The entire clutch of Asian stock market indices were trading higher on Monday (4 July), including the Shanghai Composite Index, which was up 1.70% at 2,982.36 as of 5.17am GMT. This seemed to be part of the post-Brexit rally after investors seemed to douse their fears of the impact of the UK leaving the European Union (EU).
However, a few analysts said that despite the recent rally in the financial markets, there was uncertainty surrounding the Brexit impact. Vishnu Varathan, a senior economist at Mizuho Bank was quoted by CNBC as saying, "The ball is on the U.K.'s court to invoke 'Article 50'... But until a new government is installed, this trigger is unlikely to be pulled." He added that it would be advantageous for the UK to start talks with the EU before triggering Article 50, which basically refers to the right of a EU member nation to withdraw from the bloc.

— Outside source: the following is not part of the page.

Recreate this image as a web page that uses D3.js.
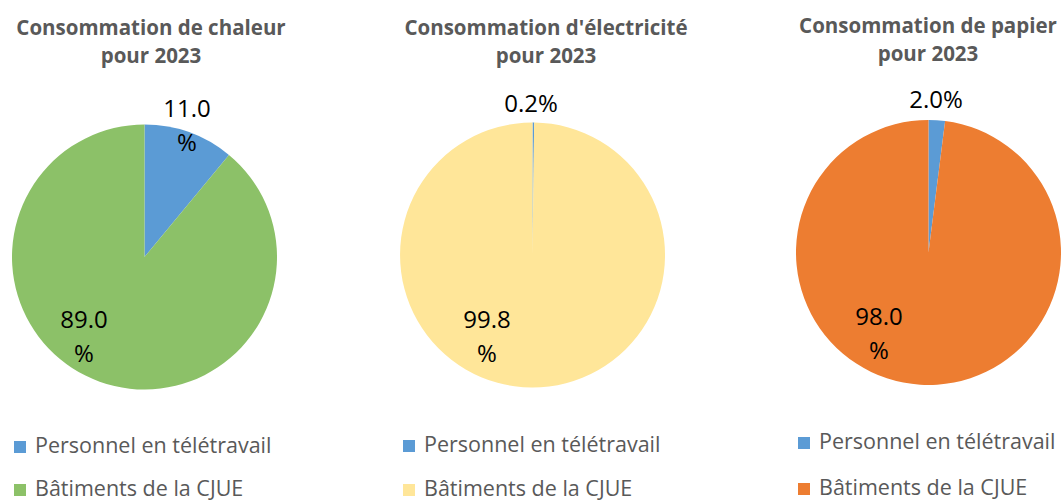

The rally in the Asian markets also follows a deadlock in Australia's general election over the weekend. While the counting of the remaining one-fifth of votes is said to be scheduled for Tuesday (5 July), as of now there is no single major party that has won enough seats required to form a majority government. According to the official Australian Election Commission tally, the ruling Liberal-National coalition led by Prime Minister Malcolm Turnbull holds 65 seats while Labour led by Bill Shorten has won 67 seats as on the morning of 3 July (Sunday), with 77% of the votes counted.
Indices in the rest of Asia traded as follows on 4 July at 5.37am GMT:
|Hong Kong||Hang Seng Index||21,092.99||Up||1.44%|
Last week (1 June), the Dow Jones Industrial Average closed at 17,949.37, up 0.11% while the FTSE 100 closed at 6,577.83, up 1.13%.
Among commodities, Brent crude was trading higher amid the Saudi energy minister's recent statements that the crude market was balancing. While WTI crude oil was trading unchanged at $48.99 a barrel, Brent crude was trading 0.10% higher at $50.40 (£37.91, €45.24) a barrel at 5.45am GMT.